To learn more about the technology behind these APIs and to better understand how to make use of similarity keys, please visit https://docs.interzoid.com/entries/understanding-data-matching

Match Key Functions

Full Name Match Key

This API provides a hashed similarity key from the input data used to match with other similar full name data. Use the generated similarity key, rather than the actual data itself, to match and/or sort individual name data by similarity as similar individual names will generate the same similarity key. This avoids the problems of data inconsistency, misspellings, and name variations when matching within a single dataset, and can also help matching across datasets or for more advanced searching.

Example
import { getFullNameMatchKey } from '@interzoid/data-matching';

async function fullNameMatch() {
  const result = await getFullNameMatchKey({ apiKey: 'your-interzoid-api-key', fullName: 'John Smith' });
  console.log(result);
}
Result
{
  "simKey": "N1Ai4RfV0SRJf2dJwDO0Cvzh4xCgQG",
  "code": "Success",
  "credits": "9999"
}
Additional documentation

https://interzoid.com/apis/individual-name-matching


Company Name Match Key

This API provides a hashed similarity key from the input data used to match with other similar company name data. Use the generated similarity key, rather than the actual data itself, to match and/or sort company name data to identify inconsistently represented company and organization name data, as similar organization and company names will generate the same similarity key. This avoids the problems of data inconsistency, misspellings, and name variations when matching within a single dataset or across multiple data sources.

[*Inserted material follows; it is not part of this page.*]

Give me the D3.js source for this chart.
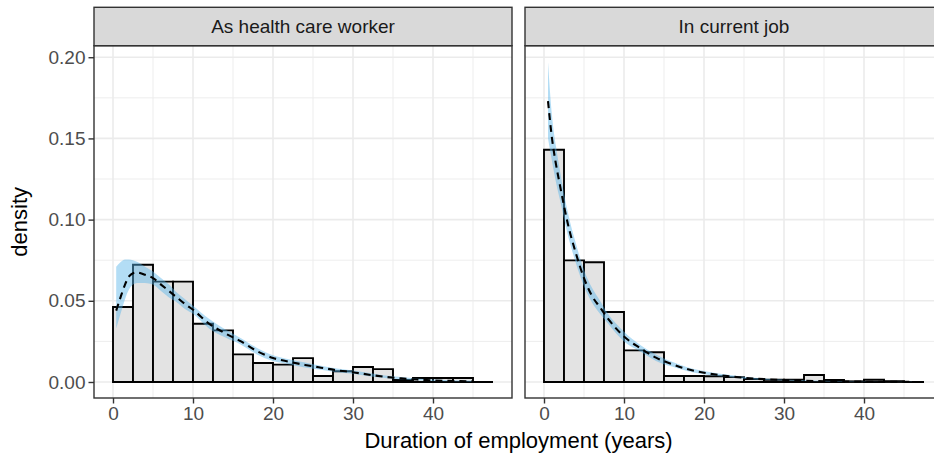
<!DOCTYPE html>
<html>
<head>
<meta charset="utf-8">
<script src="https://cdn.jsdelivr.net/npm/d3@7"></script>
<style>
  body { margin: 0; background: #fff; }
  text { font-family: "Liberation Sans", Arial, sans-serif; }
</style>
</head>
<body>
<svg id="chart"></svg>
<script>
// facets
const panels = ["As health care worker", "In current job"];

// histogram: bins of 2.5 years starting at 0
const binWidth = 2.5;
const hcwDensity = [0.0462, 0.0722, 0.0618, 0.0618, 0.0359, 0.0318, 0.0170, 0.0117, 0.0107, 0.0147,
                    0.0037, 0.0066, 0.0092, 0.0079, 0.0012, 0.0025, 0.0025, 0.0025, 0];
const jobDensity = [0.1430, 0.0749, 0.0737, 0.0431, 0.0195, 0.0183, 0.0037, 0.0037, 0.0035, 0.0030,
                    0.0018, 0.0014, 0.0014, 0.0043, 0.0012, 0.0004, 0.0014, 0.0005, 0];

// fitted density (dashed) and its band
const hcwFitX  = [0.4, 1, 1.5, 2, 2.5, 3, 4, 5, 6, 7, 8, 9, 10, 12, 14, 16, 18, 20, 22, 24, 26, 28, 30, 32, 34, 36, 38, 40, 42, 45];
const hcwFit   = [0.044, 0.053, 0.060, 0.065, 0.067, 0.0675, 0.066, 0.064, 0.060, 0.056, 0.052, 0.048, 0.0445, 0.036, 0.030, 0.025, 0.019, 0.0148, 0.0125, 0.0105, 0.0088, 0.0072, 0.0060, 0.0045, 0.0032, 0.0022, 0.0015, 0.0010, 0.0007, 0.0004];
const hcwUpper = [0.071, 0.074, 0.0755, 0.0755, 0.075, 0.074, 0.071, 0.068, 0.064, 0.060, 0.055, 0.051, 0.047, 0.039, 0.0325, 0.027, 0.021, 0.0165, 0.014, 0.012, 0.010, 0.0083, 0.007, 0.0055, 0.004, 0.003, 0.0021, 0.0015, 0.0011, 0.0007];
const hcwLower = [0.033, 0.043, 0.051, 0.057, 0.060, 0.061, 0.061, 0.060, 0.056, 0.052, 0.049, 0.045, 0.042, 0.033, 0.0275, 0.023, 0.017, 0.013, 0.011, 0.009, 0.0075, 0.006, 0.005, 0.0035, 0.0024, 0.0015, 0.001, 0.0006, 0.0004, 0.0002];

const jobFitX  = [0.5, 1, 1.5, 2, 3, 4, 5, 6, 7, 8, 9, 10, 12, 14, 16, 18, 20, 22, 25, 28, 30, 35, 40, 46];
const jobFit   = [0.173, 0.150, 0.134, 0.121, 0.097, 0.079, 0.064, 0.053, 0.046, 0.039, 0.033, 0.028, 0.021, 0.015, 0.011, 0.0078, 0.0057, 0.0042, 0.0026, 0.0016, 0.0012, 0.0005, 0.0002, 0.0001];
const jobUpper = [0.197, 0.164, 0.145, 0.130, 0.104, 0.085, 0.069, 0.058, 0.050, 0.042, 0.036, 0.031, 0.023, 0.017, 0.0125, 0.009, 0.0067, 0.005, 0.0032, 0.002, 0.0015, 0.0007, 0.0003, 0.0001];
const jobLower = [0.150, 0.136, 0.123, 0.112, 0.090, 0.073, 0.059, 0.049, 0.042, 0.036, 0.030, 0.025, 0.019, 0.013, 0.0095, 0.0066, 0.0048, 0.0035, 0.002, 0.0012, 0.0009, 0.0003, 0.0001, 0.00005];

const xTicks = [0, 10, 20, 30, 40];
const xMinor = [5, 15, 25, 35, 45];
const yTicks = [0, 0.05, 0.10, 0.15, 0.20];
const yMinor = [0.025, 0.075, 0.125, 0.175];

const panelData = [
  {bars: hcwDensity, fx: hcwFitX, fit: hcwFit, lo: hcwLower, hi: hcwUpper},
  {bars: jobDensity, fx: jobFitX, fit: jobFit, lo: jobLower, hi: jobUpper}
];

const width = 934, height = 462;
const panelLeft = [94, 525], panelW = 418;
const stripTop = 7.3, panelTop = 45.7, panelBottom = 398;

const svg = d3.select("#chart").attr("width", width).attr("height", height);

const x = d3.scaleLinear().domain([-2.375, 49.875]).range([0, panelW]);
const y = d3.scaleLinear().domain([-0.00986, 0.2071]).range([panelBottom, panelTop]);

panels.forEach(function(name, i) {
  const d = panelData[i];
  const g = svg.append("g").attr("transform", "translate(" + panelLeft[i] + ",0)");

  g.append("clipPath").attr("id", "clip" + i)
    .append("rect").attr("x", 0).attr("y", panelTop).attr("width", panelW).attr("height", panelBottom - panelTop);

  const inner = g.append("g").attr("clip-path", "url(#clip" + i + ")");
  inner.append("rect").attr("x", 0).attr("y", panelTop)
    .attr("width", panelW).attr("height", panelBottom - panelTop).attr("fill", "#fff");

  // grid
  inner.selectAll(".vminor").data(xMinor).enter().append("line")
    .attr("x1", v => x(v)).attr("x2", v => x(v)).attr("y1", panelTop).attr("y2", panelBottom)
    .attr("stroke", "#EBEBEB").attr("stroke-width", 0.9);
  inner.selectAll(".hminor").data(yMinor).enter().append("line")
    .attr("x1", 0).attr("x2", panelW).attr("y1", v => y(v)).attr("y2", v => y(v))
    .attr("stroke", "#EBEBEB").attr("stroke-width", 0.9);
  inner.selectAll(".vmajor").data(xTicks).enter().append("line")
    .attr("x1", v => x(v)).attr("x2", v => x(v)).attr("y1", panelTop).attr("y2", panelBottom)
    .attr("stroke", "#EBEBEB").attr("stroke-width", 1.6);
  inner.selectAll(".hmajor").data(yTicks).enter().append("line")
    .attr("x1", 0).attr("x2", panelW).attr("y1", v => y(v)).attr("y2", v => y(v))
    .attr("stroke", "#EBEBEB").attr("stroke-width", 1.6);

  // histogram (paths so that empty bins still show as a line on the baseline)
  inner.selectAll(".bar").data(d.bars).enter().append("path")
    .attr("d", (v, k) => {
      const x0 = x(k * binWidth), x1 = x((k + 1) * binWidth);
      return "M" + x0 + "," + y(0) + "V" + y(v) + "H" + x1 + "V" + y(0) + "Z";
    })
    .attr("fill", "#E3E3E3").attr("stroke", "#000").attr("stroke-width", 1.9);

  const idx = d3.range(d.fx.length);
  inner.append("path")
    .attr("d", d3.area().x(k => x(d.fx[k])).y0(k => y(d.lo[k])).y1(k => y(d.hi[k])).curve(d3.curveMonotoneX)(idx))
    .attr("fill", "#56B4E9").attr("fill-opacity", 0.45);

  inner.append("path")
    .attr("d", d3.line().x(k => x(d.fx[k])).y(k => y(d.fit[k])).curve(d3.curveMonotoneX)(idx))
    .attr("fill", "none").attr("stroke", "#000").attr("stroke-width", 2.1)
    .attr("stroke-dasharray", "7,5");

  // panel border
  g.append("rect").attr("x", 0).attr("y", panelTop)
    .attr("width", panelW).attr("height", panelBottom - panelTop)
    .attr("fill", "none").attr("stroke", "#333").attr("stroke-width", 1.4);

  // strip
  g.append("rect").attr("x", 0).attr("y", stripTop)
    .attr("width", panelW).attr("height", panelTop - stripTop)
    .attr("fill", "#D9D9D9").attr("stroke", "#333").attr("stroke-width", 1.4);
  g.append("text").attr("x", i === 0 ? panelW / 2 : (width - panelLeft[1]) / 2 + 4.5)
    .attr("y", (stripTop + panelTop) / 2).attr("dy", "0.35em")
    .attr("text-anchor", "middle").attr("font-size", 19).attr("fill", "#1A1A1A")
    .text(name);

  // x axis
  const ax = g.append("g").attr("transform", "translate(0," + panelBottom + ")")
    .call(d3.axisBottom(x).tickValues(xTicks).tickSize(5.5).tickPadding(3).tickFormat(d3.format("d")));
  ax.select(".domain").remove();
  ax.selectAll("line").attr("stroke", "#333").attr("stroke-width", 1.4);
  ax.selectAll("text").attr("font-size", 19).attr("fill", "#4D4D4D")
    .style("font-family", '"Liberation Sans", Arial, sans-serif');
});

// y axis
const ay = svg.append("g").attr("transform", "translate(" + panelLeft[0] + ",0)")
  .call(d3.axisLeft(y).tickValues(yTicks).tickSize(5.5).tickPadding(3).tickFormat(d3.format(".2f")));
ay.select(".domain").remove();
ay.selectAll("line").attr("stroke", "#333").attr("stroke-width", 1.4);
ay.selectAll("text").attr("font-size", 19).attr("fill", "#4D4D4D")
  .style("font-family", '"Liberation Sans", Arial, sans-serif');

// titles
svg.append("text").attr("x", (panelLeft[0] + panelLeft[1] + panelW) / 2).attr("y", 448)
  .attr("text-anchor", "middle").attr("font-size", 22).attr("fill", "#000")
  .text("Duration of employment (years)");
svg.append("text").attr("transform", "translate(27," + (panelTop + panelBottom) / 2 + ") rotate(-90)")
  .attr("text-anchor", "middle").attr("font-size", 22).attr("fill", "#000")
  .text("density");
</script>
</body>
</html>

The optional algorithm parameter provides multiple matching algorithms:

| Algorithm | Description | |--------------------|------------------------------------------------------------------------------------------------------------------------------------------------------------------------------------------------------------------------| | wide | Very fast algorithm with a wider umbrella of similarity. Better when you have other data that will also serve as part of match criteria. | | narrow | Very fast algorithm, more stringent than wide. Better if you are matching on company or organization name only. | | ai-medium-wide | (Recommended) High matching accuracy with a wider similarity range, especially for use with the availability of additional matching criteria. Recommended for most use cases, but may have longer response times. | | ai-medium-narrow | Best matching accuracy when matching solely on company or organization names without any other match criteria. Provides the most precise matching, but may have longer response times. | | ai-plus-wide | Balances speed and precision with a wider similarity umbrella. Ideal for matching with additional data criteria. | | ai-plus-narrow | Balances speed and precision with a more stringent matching criteria. Better for matching solely on company or organization names. |

The default algorithm is ai-medium-wide.

Example
import { getCompanyNameMatchKey } from '@interzoid/data-matching';

async function companyNameMatch() {
  const result = await getCompanyNameMatchKey({
    apiKey: 'your-interzoid-api-key',
    company: 'Microsoft',
    algorithm: 'ai-medium-wide'
  });
  console.log(result);
}
Result
{
  "simKey": "cZdRqd6Ya6FBDPmFpn4_USiTu2DVoYO32ANw1Z5NYN0",
  "code": "Success",
  "credits": "9999"
}
Additional documentation

https://interzoid.com/apis/company-name-matching


Address Match Key

This API provides a hashed similarity key from the input data used to match with other similar address data. Use the generated similarity key, rather than the actual data itself, to match and/or sort address data by similarity, as similar addresses will generate the same similarity key. This avoids the problems of data inconsistency, misspellings, and address element variations when matching either withing a single dataset, or across datasets. It also provides for broader searching capabilities.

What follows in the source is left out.